Computational Models of Classifier Choice in Mandarin: from Rule-based to BERT
Summary
As in many Asian languages, Mandarin grammar often requires that a noun is preceded by a classifier word in certain syntactic positions. Many nouns can appear with multiple different classifiers, and the choice of classifier can have a significant impact on the meaning of the whole sentence. There is no dictionary-based approach or a finite set of rules covering all possible classifier-head noun combinations exhaustively, as sometimes the larger context surrounding the noun is required to make the correct choice of classifier. This makes the problem of predicting the correct classifier in a given context challenging.

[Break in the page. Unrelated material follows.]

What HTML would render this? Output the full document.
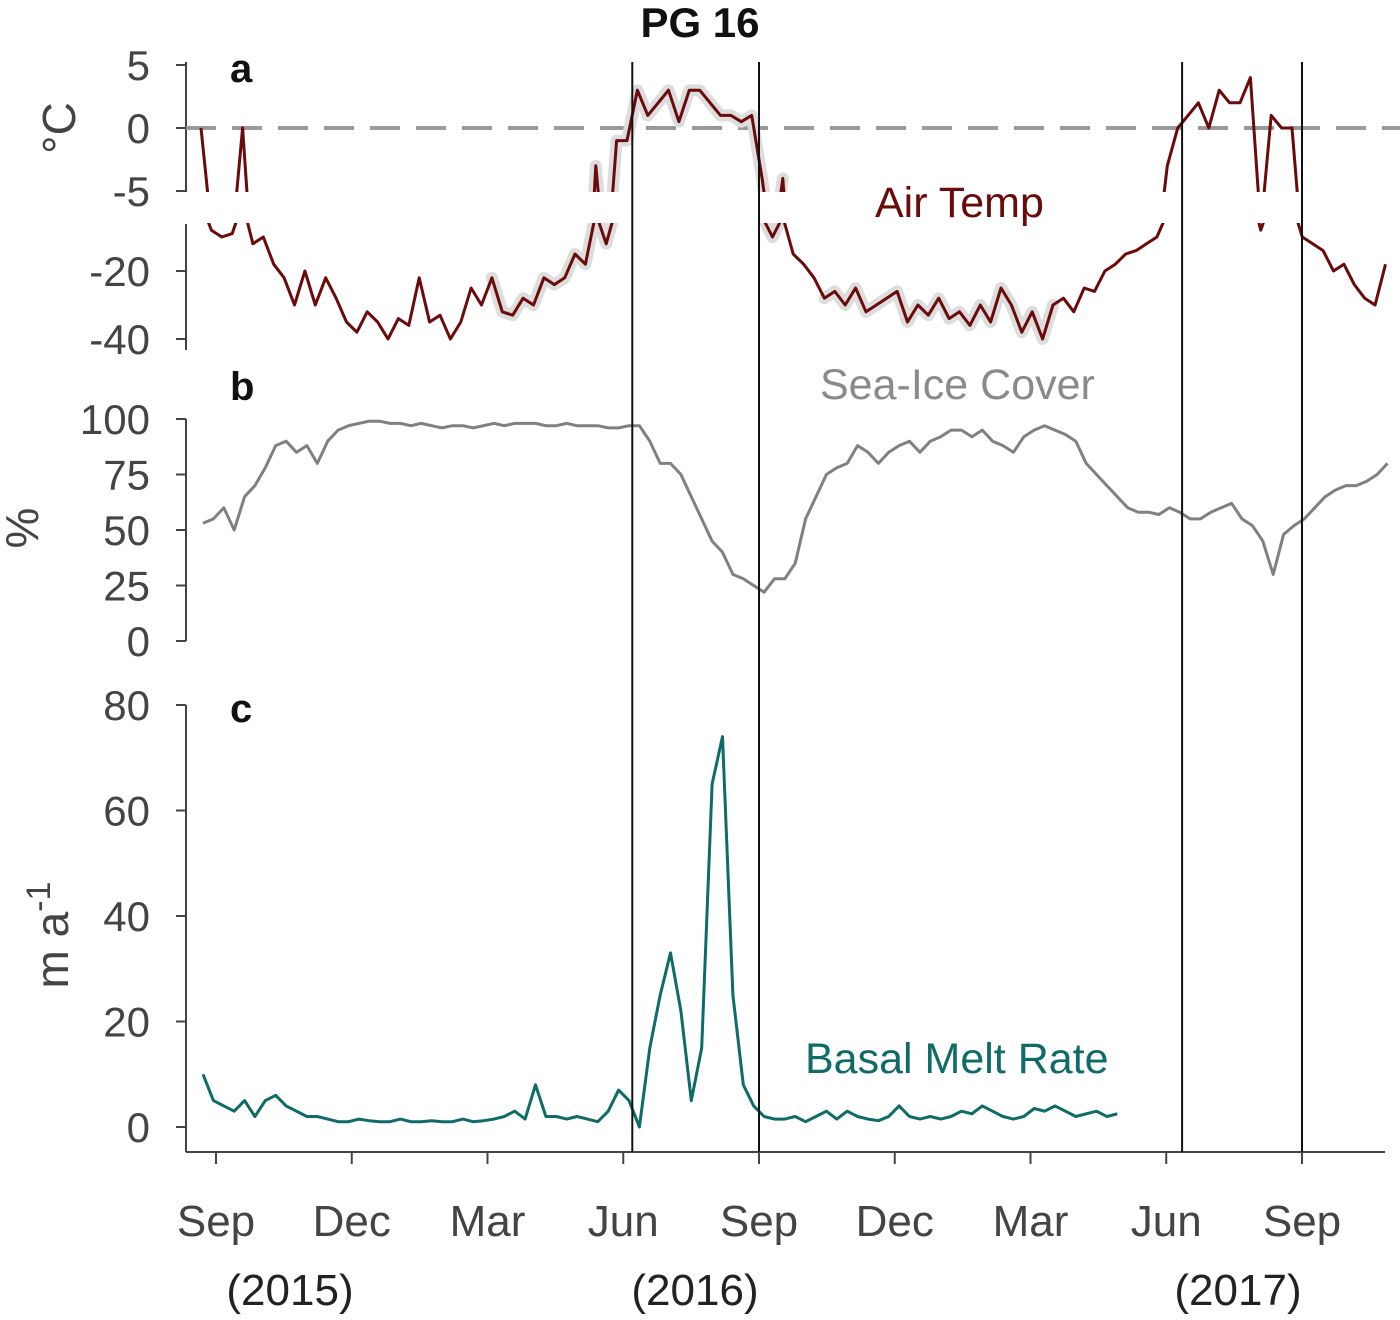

Earlier studies have suggested different kinds of computational methods for this task. However, as the studies have examined very broad selections of classifiers, which have not been explicitly listed, or defined in a computational way, their results and subsequent analyses have left room for further study. Hence, this study aims to produce an extensive and transparent analysis on the task of classifier prediction, including providing explicit lists for different categorizations of classifiers. Namely, it considers the fact that linguists generally agree that Mandarin classifiers should be categorized into two clearly different categories: true classifiers and measure words. In order to also evaluate the impact of context on classifier choice, a subset of classifiers, that we consider to add information, is examined.

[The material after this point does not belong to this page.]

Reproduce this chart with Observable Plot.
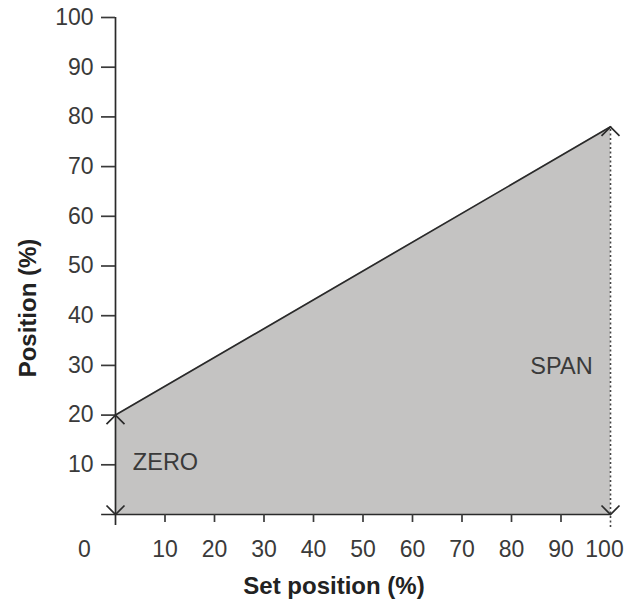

We used four different models, a simple rule-based model, a bidirectional LSTM model, a BERT masked language model and a BERT classification model, to predict classifiers in sentences. We were able to produce a new state-of-the-art result for generating Mandarin classifiers by using a BERT classification model. We also showed that all the models perform better with true classifiers compared to measure words or other types of classifiers. As a consequence, the results indicated that a simple rule-based model can be used to generate true classifiers reasonably well. In addition, the context-aware BERT classification model clearly outperforms the other models in predicting both measure words and classifiers that add information. However, we theorize that certain classifiers may still not be possible to accurately predict in all situations using current solutions, as the classifiers themselves carry meaning, which is not obvious from the rest of the sentence context.